My Head Is An Animal is a spirited alternative-folk record, taking the listener on a journey through triumphant trumpets and tambourines, accordions, glockenspiels, choruses of shouts, and strong piano, drums and guitars. Of Monsters and Men polishes their genre with energy, harmony, precision, passion, and unity. Most choruses feature musical call-and-response between female vocalist Nanna and male vocalist Raggi. There is a spirit of adventure in their sound, especially in songs such as “Mountain Sound” which features an up-tempo, rip-roaring beat on the drums, and an uplifting melody on piano and guitar. This adventurous spirit is also manifested in the music video for “Little Talks” as animated figures of the band members all voyage through several perils and escape fantastical beasts to return a beautiful creature to her home. This video serves a great metaphor for the victorious energy the music inspires in the listener – showing that with perseverance, and a lot of luck, obstacles can be overcome.
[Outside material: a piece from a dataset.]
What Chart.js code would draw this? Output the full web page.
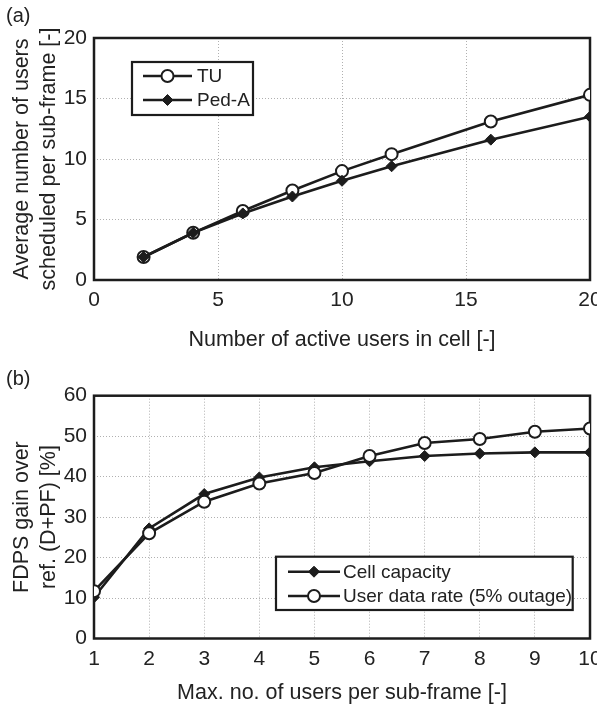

However, that doesn’t mean everything on the album is rainbows and happy endings. Of Monsters and Men explores themes of loss and trials, while their melodies tend to soar with a contrasting optimism and certainty of perseverance. As a band of six members, there are multiple instruments harmonizing and producing precision sometimes quietly and introspectively, with softly repeated melodies as a stringed instruments’ motif builds in the background and fades: other times in a seemingly celebratory, raucous chorus full of rhythmic shouts. Boasting acoustic melodies, echoing effects, and complimentary, harmonized, ethereal voices, this record is full of thoughtfulness, with delightful instruments and the kinds of sounds that inspire heroism, in spite of the sense of mourning portrayed through the album, noted in songs such as “From Finner.” My Head Is An Animal is an album is sure to top the year-end charts, and possibly the decade.
My Head Is An Animal is an invitation from the Icelandic sextet to join them in the musical journeys their songs comprise. For young adults around the globe, or anyone searching for fun and adventure, meaning and hope, or someone who enjoys a good foot-stomper, Of Monsters and Men is sure to not only deliver, but also inspire.